(Stored data)

┌────────

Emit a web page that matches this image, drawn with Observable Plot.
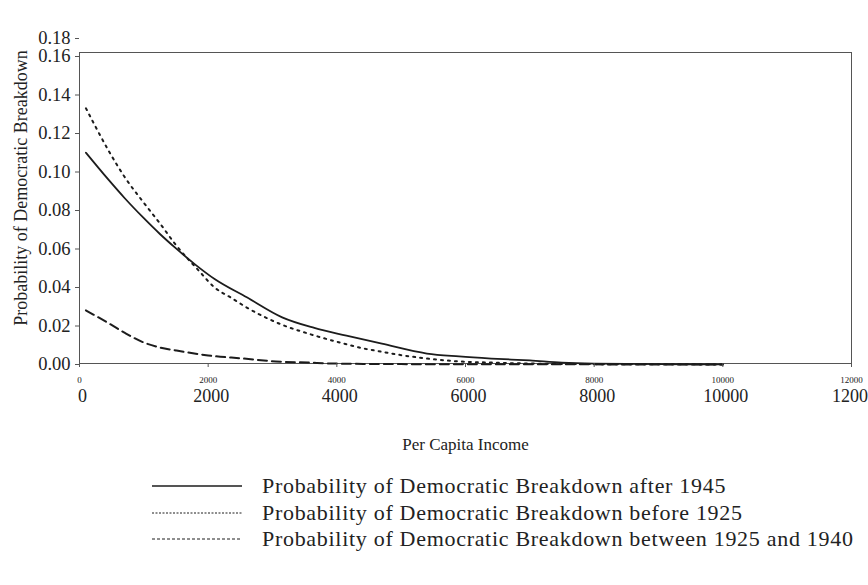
<!DOCTYPE html>
<html><head><meta charset="utf-8">
<script src="https://cdn.jsdelivr.net/npm/d3@7"></script>
<script src="https://cdn.jsdelivr.net/npm/@observablehq/plot@0.6"></script>
<style>
body{margin:0;background:#fff;font-family:"Liberation Serif",serif;color:#222}
#wrap{position:relative;width:868px;height:585px;overflow:hidden;background:#fff}
#legend{position:absolute;left:152px;top:473px}
.row{display:flex;align-items:center;height:26.5px}
.row span{font-size:22px;letter-spacing:0.7px;margin-left:20px;white-space:nowrap;color:#222}
</style></head><body><div id="wrap"><div id="chart"></div><div id="legend"></div></div>
<script>
// Per capita income (x) and probability of democratic breakdown (y)
const incomeAfter1945 = [100, 450, 700, 1000, 1250, 1500, 1800, 2100, 2600, 3150, 3650, 4150, 4700, 5400, 5900, 6400, 7000, 7500, 8000, 9000, 10000];
const probAfter1945   = [0.1100, 0.0960, 0.0865, 0.0760, 0.0678, 0.0603, 0.0519, 0.0444, 0.0349, 0.0245, 0.0190, 0.0150, 0.0108, 0.0057, 0.0042, 0.0031, 0.0021, 0.0010, 0.0005, 0.0002, 0.0001];

const incomeBefore1925 = [100, 250, 450, 700, 1000, 1250, 1500, 1850, 2100, 2350, 2600, 3100, 3650, 4150, 4350, 4700, 4900, 5400, 5900, 6400, 7000, 8000, 10000];
const probBefore1925   = [0.1331, 0.1235, 0.1112, 0.0975, 0.0840, 0.0733, 0.0620, 0.0489, 0.0400, 0.0348, 0.0296, 0.0213, 0.0151, 0.0105, 0.0088, 0.0066, 0.0054, 0.0031, 0.0016, 0.0010, 0.0005, 0.0002, 0.00005];

const income1925to1940 = [100, 450, 700, 1000, 1250, 1500, 2000, 2550, 3050, 3550, 3950, 5000, 7000, 10000];
const prob1925to1940   = [0.0281, 0.0215, 0.0165, 0.0114, 0.0088, 0.0073, 0.0047, 0.0031, 0.0016, 0.0010, 0.0005, 0.0002, 0.0001, 0.00002];

const seriesNames = [
  "Probability of Democratic Breakdown after 1945",
  "Probability of Democratic Breakdown before 1925",
  "Probability of Democratic Breakdown between 1925 and 1940"
];
const xLabel = "Per Capita Income";
const yLabel = "Probability of Democratic Breakdown";

const xTicks = [0, 2000, 4000, 6000, 8000, 10000, 12000];
const yTicks = [0, 0.02, 0.04, 0.06, 0.08, 0.10, 0.12, 0.14, 0.16, 0.18];

const rows = (xs, ys) => xs.map((x, i) => ({income: x, prob: ys[i]}));
const after = rows(incomeAfter1945, probAfter1945);
const before = rows(incomeBefore1925, probBefore1925);
const between = rows(income1925to1940, prob1925to1940);

const ink = "#1c1c1c";
const chart = Plot.plot({
  width: 868,
  height: 465,
  marginLeft: 79,
  marginRight: 17,
  marginTop: 52,
  marginBottom: 102,
  style: {fontFamily: "'Liberation Serif', serif", color: "#222", background: "#fff"},
  x: {type: "linear", domain: [0, 12000]},
  y: {type: "linear", domain: [0, 0.16, 0.18], range: [364, 56, 38]},
  marks: [
    Plot.frame({stroke: "#555", strokeWidth: 1}),
    Plot.line(between, {x: "income", y: "prob", stroke: ink, strokeWidth: 2, strokeDasharray: "9,5", curve: "monotone-x"}),
    Plot.line(before, {x: "income", y: "prob", stroke: ink, strokeWidth: 2, strokeDasharray: "2,5", curve: "monotone-x"}),
    Plot.line(after, {x: "income", y: "prob", stroke: ink, strokeWidth: 1.8, curve: "monotone-x"}),
    Plot.axisY({ticks: yTicks, tickFormat: d3.format(".2f"), tickSize: 4, tickPadding: 5, fontSize: 18.5, label: null, stroke: "#555"}),
    Plot.text([yLabel], {text: d => d, frameAnchor: "left", textAnchor: "middle", rotate: -90, dx: -58, dy: -20, fontSize: 18, lineAnchor: "middle", fill: "#222"}),
    Plot.axisX({ticks: xTicks, tickSize: 4, tickPadding: 9, fontSize: 9, tickFormat: d => String(d), label: null, stroke: "#555"}),
    Plot.axisX({ticks: xTicks, tickSize: 0, tickPadding: 26, fontSize: 18, dx: 3, tickFormat: d => String(d), label: null}),
    Plot.axisX({ticks: [], label: xLabel, labelAnchor: "center", labelArrow: "none", labelOffset: 86, fontSize: 17})
  ]
});
document.getElementById("chart").appendChild(chart);

const dashes = [null, "2,1.5", "3,2"];
const legend = document.getElementById("legend");
seriesNames.forEach((name, i) => {
  const row = document.createElement("div");
  row.className = "row";
  const svg = d3.create("svg").attr("width", 90).attr("height", 10);
  svg.append("line").attr("x1", 0).attr("x2", 90).attr("y1", 5).attr("y2", 5)
    .attr("stroke", ink).attr("stroke-width", i === 0 ? 1.3 : 1)
    .attr("stroke-dasharray", dashes[i]);
  row.appendChild(svg.node());
  const span = document.createElement("span");
  span.textContent = name;
  row.appendChild(span);
  legend.appendChild(row);
});
</script></body></html>
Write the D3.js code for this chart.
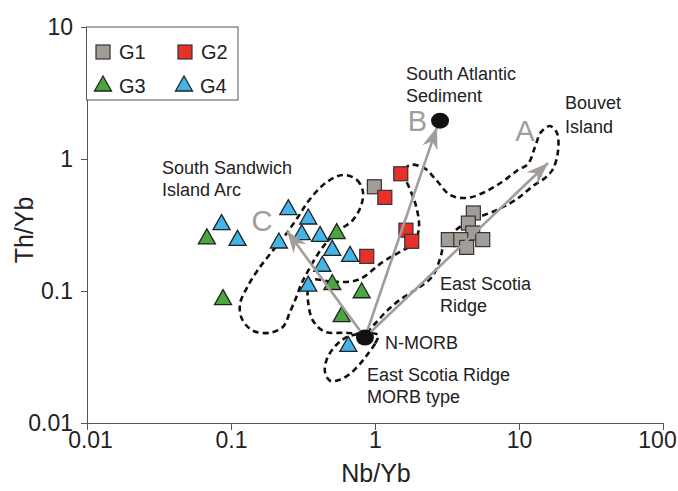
<!DOCTYPE html>
<html>
<head>
<meta charset="utf-8">
<script src="https://cdn.jsdelivr.net/npm/d3@7"></script>
<style>
  html, body { margin: 0; padding: 0; background: #fff; }
  svg { display: block; font-family: "Liberation Sans", Arial, Helvetica, sans-serif; }
</style>
</head>
<body>
<svg id="chart" width="678" height="491"></svg>
<script>
// ---- Sample groups: Nb/Yb and Th/Yb ----
const g1NbYb = [0.99, 4.82, 4.45, 4.77, 3.23, 3.94, 5.60, 4.33];
const g1ThYb = [0.616, 0.390, 0.327, 0.275, 0.245, 0.245, 0.245, 0.214];

const g2NbYb = [1.51, 1.17, 1.64, 1.80, 0.876];
const g2ThYb = [0.773, 0.512, 0.289, 0.238, 0.183];

const g3NbYb = [0.068, 0.542, 0.505, 0.808, 0.088, 0.587];
const g3ThYb = [0.248, 0.272, 0.112, 0.097, 0.086, 0.064];

const g4NbYb = [0.250, 0.344, 0.086, 0.310, 0.415, 0.111, 0.215, 0.505, 0.671, 0.431, 0.344, 0.653];
const g4ThYb = [0.413, 0.351, 0.318, 0.267, 0.259, 0.242, 0.231, 0.203, 0.183, 0.154, 0.109, 0.038];

// ---- End-members ----
const endNames = ["N-MORB", "South Atlantic Sediment"];
const endNbYb = [0.852, 2.83];
const endThYb = [0.0444, 1.95];

// ---- Trend vectors from N-MORB (A: Bouvet, B: sediment, C: arc) ----
const vecNames = ["A", "B", "C"];
const vecNbYb = [15.9, 2.695, 0.245];
const vecThYb = [0.933, 1.746, 0.285];
const vecLabelNbYb = [11.0, 1.973, 0.164];
const vecLabelThYb = [1.369, 1.628, 0.285];

// ---- Compositional fields (outline vertices) ----
const ssiaNbYb = [0.599, 0.750, 0.825, 0.799, 0.703, 0.571, 0.472, 0.402, 0.343, 0.306, 0.283, 0.257,
                  0.230, 0.187, 0.142, 0.119, 0.1155, 0.129, 0.152, 0.187, 0.2334, 0.292, 0.354, 0.464];
const ssiaThYb = [0.757, 0.694, 0.563, 0.441, 0.3455, 0.2904, 0.2397, 0.191, 0.142, 0.1114, 0.0888, 0.0696,
                  0.0536, 0.0483, 0.050, 0.0616, 0.080, 0.1057, 0.142, 0.191, 0.257, 0.364, 0.498, 0.670];

const esrNbYb = [0.365, 0.511, 0.762, 1.137, 1.491, 1.865, 2.02, 1.927, 1.722, 1.565, 1.750, 2.189, 2.695,
                 3.32, 4.355, 5.81, 7.62, 9.84, 11.55, 12.92, 14.22, 16.42, 18.36, 18.66, 17.22, 15.16,
                 12.51, 9.68, 7.04, 4.72, 3.59, 3.014, 2.83, 2.488, 1.958, 1.491, 1.192, 1.0, 0.852,
                 0.619, 0.449, 0.371, 0.343, 0.343];
const esrThYb = [0.1215, 0.1174, 0.1215, 0.1664, 0.198, 0.2315, 0.306, 0.441, 0.614, 0.784, 0.901, 0.855, 0.682,
                 0.534, 0.507, 0.563, 0.670, 0.826, 0.917, 1.232, 1.60, 1.776, 1.573, 1.149, 0.840, 0.718,
                 0.625, 0.498, 0.411, 0.3455, 0.2853, 0.2236, 0.1752, 0.128, 0.1039, 0.0858, 0.0696, 0.0565, 0.0483,
                 0.0483, 0.0491, 0.0595, 0.0829, 0.1057];

const morbNbYb = [1.049, 1.0, 0.894, 0.787, 0.671, 0.571, 0.487, 0.449, 0.464, 0.511, 0.571, 0.671];
const morbThYb = [0.0466, 0.0399, 0.0335, 0.0281, 0.0236, 0.0213, 0.0209, 0.0245, 0.0307, 0.0365, 0.0413, 0.0458];

// ---- Axis ticks ----
const xTicks = [0.01, 0.1, 1, 10, 100];
const xTickLabels = ["0.01", "0.1", "1", "10", "100"];
const yTicks = [0.01, 0.1, 1, 10];
const yTickLabels = ["0.01", "0.1", "1", "10"];

// ---- Text annotations (placed in data space) ----
const noteText = ["South Atlantic", "Sediment", "Bouvet", "Island", "South Sandwich", "Island Arc",
                  "East Scotia", "Ridge", "N-MORB", "East Scotia Ridge", "MORB type"];
const noteNbYb = [1.642, 1.642, 20.86, 20.86, 0.0332, 0.0332, 2.83, 2.83, 1.173, 0.880, 0.880];
const noteThYb = [3.96, 2.70, 2.388, 1.573, 0.770, 0.525, 0.102, 0.0696, 0.0365, 0.0209, 0.01427];

// ---- Layout ----
const svg = d3.select("#chart");
const x = d3.scaleLog().domain([0.01, 100]).range([87, 663]);
const y = d3.scaleLog().domain([0.01, 10]).range([423, 27]);

const colors = { G1: "#a39d98", G2: "#e8302a", G3: "#4aa63e", G4: "#43b5e8" };
const axisColor = "#555";
const vecColor = "#a29d99";

const zip = (a, b) => a.map((v, i) => [v, b[i]]);

// Axes
const xAxis = svg.append("g")
  .attr("transform", `translate(0,${y(0.01)})`)
  .call(d3.axisBottom(x).tickValues(xTicks)
    .tickFormat((d, i) => xTickLabels[i]).tickSizeInner(7).tickSizeOuter(0).tickPadding(2));
xAxis.select(".domain").attr("stroke", axisColor);
xAxis.selectAll(".tick line").attr("stroke", axisColor);
xAxis.selectAll(".tick text")
  .attr("fill", "#222").attr("font-size", 23)
  .attr("dx", (d, i) => i === 0 ? 3 : (i === xTicks.length - 1 ? -6 : 0));

const yAxis = svg.append("g")
  .attr("transform", `translate(${x(0.01)},0)`)
  .call(d3.axisLeft(y).tickValues(yTicks)
    .tickFormat((d, i) => yTickLabels[i]).tickSizeInner(6).tickSizeOuter(0).tickPadding(8));
yAxis.select(".domain").attr("stroke", axisColor);
yAxis.selectAll(".tick line").attr("stroke", axisColor);
yAxis.selectAll(".tick text").attr("fill", "#222").attr("font-size", 23);

svg.append("text")
  .attr("x", (x(0.01) + x(100)) / 2 + 1).attr("y", 482)
  .attr("text-anchor", "middle").attr("font-size", 25).attr("fill", "#222")
  .text("Nb/Yb");
svg.append("text")
  .attr("transform", `translate(33,${(y(0.01) + y(10)) / 2 + 5}) rotate(-90)`)
  .attr("text-anchor", "middle").attr("font-size", 25).attr("fill", "#222")
  .text("Th/Yb");

// Fields
const outline = d3.line()
  .x(d => x(d[0])).y(d => y(d[1]))
  .curve(d3.curveCatmullRomClosed.alpha(0.5));
const fields = [zip(ssiaNbYb, ssiaThYb), zip(esrNbYb, esrThYb), zip(morbNbYb, morbThYb)];
svg.append("g").selectAll("path").data(fields).join("path")
  .attr("d", outline)
  .attr("fill", "none").attr("stroke", "#111")
  .attr("stroke-width", 2.6).attr("stroke-dasharray", "6,4");

// Markers
const triPath = (w, h) => `M0,${-h * 2 / 3}L${w / 2},${h / 3}L${-w / 2},${h / 3}Z`;
const markerG = svg.append("g");
function squares(nb, th, fill) {
  markerG.selectAll(null).data(zip(nb, th)).join("rect")
    .attr("x", d => x(d[0]) - 7).attr("y", d => y(d[1]) - 7)
    .attr("width", 14).attr("height", 14)
    .attr("fill", fill).attr("stroke", "#333").attr("stroke-width", 1.2);
}
function triangles(nb, th, fill) {
  markerG.selectAll(null).data(zip(nb, th)).join("path")
    .attr("d", triPath(17, 15))
    .attr("transform", d => `translate(${x(d[0])},${y(d[1])})`)
    .attr("fill", fill).attr("stroke", "#222").attr("stroke-width", 1.3);
}
triangles(g4NbYb, g4ThYb, colors.G4);
triangles(g3NbYb, g3ThYb, colors.G3);
squares(g1NbYb, g1ThYb, colors.G1);
squares(g2NbYb, g2ThYb, colors.G2);

// Vectors from N-MORB
svg.append("defs").append("marker")
  .attr("id", "head").attr("viewBox", "-23 -10 24 20")
  .attr("refX", 0).attr("refY", 0)
  .attr("markerUnits", "userSpaceOnUse")
  .attr("markerWidth", 24).attr("markerHeight", 20)
  .attr("orient", "auto")
  .append("path").attr("d", "M0,0L-22,-8L-15,0L-22,8Z").attr("fill", vecColor);

const x0 = x(endNbYb[0]), y0 = y(endThYb[0]);
const vecG = svg.append("g");
vecNames.forEach((name, i) => {
  const x1 = x(vecNbYb[i]), y1 = y(vecThYb[i]);
  vecG.append("line")
    .attr("x1", x0).attr("y1", y0).attr("x2", x1).attr("y2", y1)
    .attr("stroke", vecColor).attr("stroke-width", 2.6)
    .attr("marker-end", "url(#head)");
  vecG.append("text")
    .attr("x", x(vecLabelNbYb[i])).attr("y", y(vecLabelThYb[i]))
    .attr("text-anchor", "middle").attr("font-size", 29).attr("fill", vecColor)
    .text(name);
});

// End-member dots
svg.append("g").selectAll("ellipse").data(zip(endNbYb, endThYb)).join("ellipse")
  .attr("cx", d => x(d[0])).attr("cy", d => y(d[1]))
  .attr("rx", 9).attr("ry", 8).attr("fill", "#111");

// Annotations
svg.append("g").selectAll("text").data(noteText).join("text")
  .attr("x", (d, i) => x(noteNbYb[i])).attr("y", (d, i) => y(noteThYb[i]))
  .attr("font-size", 18).attr("fill", "#222")
  .text(d => d);

// Legend
const legend = svg.append("g");
legend.append("rect")
  .attr("x", 86.5).attr("y", 27).attr("width", 151.5).attr("height", 73)
  .attr("fill", "#fff").attr("stroke", axisColor).attr("stroke-width", 1);
const legendItems = [
  { key: "G1", shape: "sq", cx: 103, cy: 52 },
  { key: "G2", shape: "sq", cx: 185, cy: 52 },
  { key: "G3", shape: "tri", cx: 103, cy: 86 },
  { key: "G4", shape: "tri", cx: 184, cy: 86 }
];
legendItems.forEach(it => {
  if (it.shape === "sq") {
    legend.append("rect")
      .attr("x", it.cx - 7).attr("y", it.cy - 7).attr("width", 14).attr("height", 14)
      .attr("fill", colors[it.key]).attr("stroke", "#333").attr("stroke-width", 1.2);
  } else {
    legend.append("path")
      .attr("d", triPath(17, 15))
      .attr("transform", `translate(${it.cx},${it.cy})`)
      .attr("fill", colors[it.key]).attr("stroke", "#222").attr("stroke-width", 1.3);
  }
  legend.append("text")
    .attr("x", it.cx + 16).attr("y", it.cy + 6.5)
    .attr("font-size", 20).attr("fill", "#222")
    .text(it.key);
});
</script>
</body>
</html>
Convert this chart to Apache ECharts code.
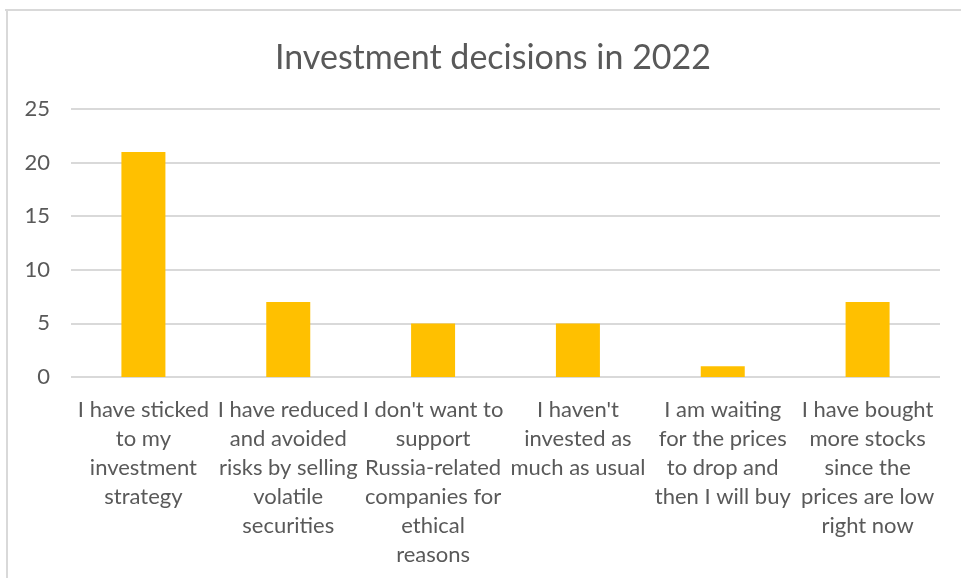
<!DOCTYPE html>
<html>
<head>
<meta charset="utf-8">
<title>Investment decisions in 2022</title>
<script src="https://cdn.jsdelivr.net/npm/echarts@6/dist/echarts.min.js"></script>
<style>
  html, body { margin: 0; padding: 0; background: #ffffff; }
  #chart { width: 961px; height: 578px; }
</style>
</head>
<body>
<div id="chart"></div>
<script>
// Survey answers (category labels are wrapped by hand)
const categories = [
  "I have sticked\nto my\ninvestment\nstrategy",
  "I have reduced\nand avoided\nrisks by selling\nvolatile\nsecurities",
  "I don't want to\nsupport\nRussia-related\ncompanies for\nethical\nreasons",
  "I haven't\ninvested as\nmuch as usual",
  "I am waiting\nfor the prices\nto drop and\nthen I will buy",
  "I have bought\nmore stocks\nsince the\nprices are low\nright now"
];
// Number of respondents per answer
const responses = [21, 7, 5, 5, 1, 7];
// Value axis ticks
const yTicks = [0, 5, 10, 15, 20, 25];

const textColor = "#595959";
const fontFamily = "Lato, 'Liberation Sans', sans-serif";

const chart = echarts.init(document.getElementById("chart"), null, { renderer: "canvas" });
chart.setOption({
  animation: false,
  backgroundColor: "#ffffff",
  textStyle: { fontFamily: fontFamily },
  title: {
    text: "Investment decisions in 2022",
    left: 488,
    top: 36,
    textAlign: "center",
    textStyle: { color: textColor, fontSize: 34, fontWeight: "normal", fontFamily: fontFamily }
  },
  graphic: [
    { type: "line", shape: { x1: 5, y1: 10, x2: 961, y2: 10 }, style: { stroke: "#d9d9d9", lineWidth: 2 }, silent: true },
    { type: "line", shape: { x1: 7, y1: 10, x2: 7, y2: 578 }, style: { stroke: "#d9d9d9", lineWidth: 2 }, silent: true }
  ],
  grid: { left: 71, right: 21, top: 109, bottom: 201, containLabel: false },
  xAxis: {
    type: "category",
    data: categories,
    axisLine: { show: false },
    axisTick: { show: false },
    axisLabel: {
      interval: 0,
      margin: 18,
      color: textColor,
      fontSize: 22,
      lineHeight: 29,
      fontFamily: fontFamily,
      align: "center"
    }
  },
  yAxis: {
    type: "value",
    min: yTicks[0],
    max: yTicks[yTicks.length - 1],
    interval: yTicks[1] - yTicks[0],
    axisLine: { show: false },
    axisTick: { show: false },
    axisLabel: { color: textColor, fontSize: 22, margin: 21, fontFamily: fontFamily },
    splitLine: { lineStyle: { color: "#d9d9d9", width: 2 } }
  },
  series: [{
    type: "bar",
    data: responses,
    barWidth: 44,
    itemStyle: { color: "#FFC000" }
  }]
});
</script>
</body>
</html>
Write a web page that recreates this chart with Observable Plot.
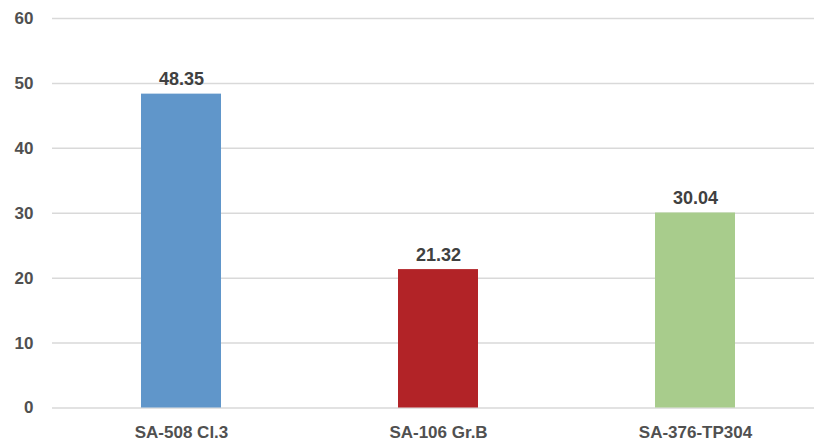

└────────

# Task objective
Where a line above contains the string "with", copy that line.

# Problem solution
Emit a web page that matches this image, drawn with Observable Plot.
Write a web page that recreates this chart with Observable Plot.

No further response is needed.